Immer wieder propagiert Putin seine imperiale Sichtweise auf die Ukraine. Für ihn sind und waren Ukrainer und Russen ein Volk. Auch Belarus spricht er das Recht ab, ein eigenständiger und souveräner Staat zu sein, in dem die Bürger*innen das Recht haben, die zukünftige Entwicklung selbst zu bestimmen. Die Grenzen werden de facto von Putin zu Grenzen zweiter Klasse gemacht. Dass die Menschen in diesen Ländern sich mit dem Staat identifizieren, in dem sie leben, ignoriert Putin. 

Was hat Putin vor?

Betrachtet man die Grenzen der Sowjetunion von 1914 und vergleicht sie mit der Landkarte von heute, werden die Dimensionen klar, in welchen Wladimir Putin zu denken scheint. Laut UN-Botschafterin Thomas-Greenfield habe Putin behauptet, Russland habe einen rechtmäßigen Anspruch auf alle Gebiete des russischen Imperiums, die in den Grenzen des ehemaligen Russischen Kaiserreichs vor der Sowjetunion liegen würde. Dies würde dann folgende Länder umfassen:

  • Ukraine
  • Weißrussland
  • Finnland
  • Georgien
  • Moldawien
  • Kasachstan
  • Kirgisistan
  • Tadschikistan
  • Turkmenistan
  • Usbekistan
  • Estland
  • Lettland
  • Litauen
  • Dazu Teile Polens (inklusive Warschau) sowie Teile der heutigen Türkei

Damit würde sich die Größe Russlands von derzeit circa 17 Millionen Quadratkilometern auf etwa 22 Millionen Quadratkilometer erhöhen. Putin würde damit eine neue Großmacht schaffen, zurück zu einer Neuauflage des Ostblocks und der Vorherrschaft über Europa.
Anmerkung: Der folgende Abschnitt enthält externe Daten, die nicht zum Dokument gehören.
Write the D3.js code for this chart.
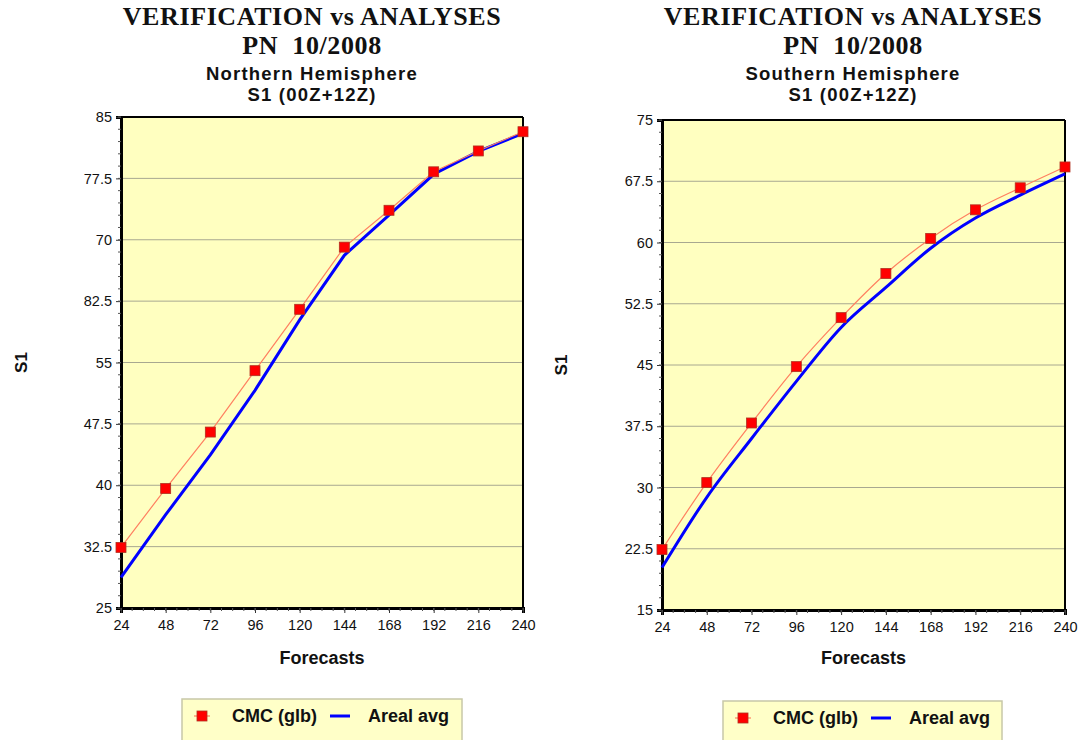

Die Landesgrenzen würde viele hundert Kilometer nach Westen verschoben und damit auch die Möglichkeit, den russischen Einflussbereich auch mit militärischen Mitteln noch weiter auszudehnen. Daher ist es auch logisch, dass Putin sich gegen eine Aufnahme Finnlands in die NATO wehrt, wäre das Land doch dann im Beistandspakt vertreten. 

Fazit

Ob und wie weit Wladimir Putin seine Ideen und Pläne umsetzen kann und will, darüber kann nur spekuliert werden. Allerdings hat er bereits gezeigt, dass er durchaus Willens ist, auch kriegerische Gewalt anzuwenden.

Es hat demnach den Anschein, dass er weiterhin versuchen wird, die ehemalige Sowjetunion wieder auferstehen zu lassen und damit zur Großmacht zu erheben. Welche direkten und indirekten Folgen das hat, darüber kann man zum jetzigen Zeitpunkt nur Mutmaßungen anstellen.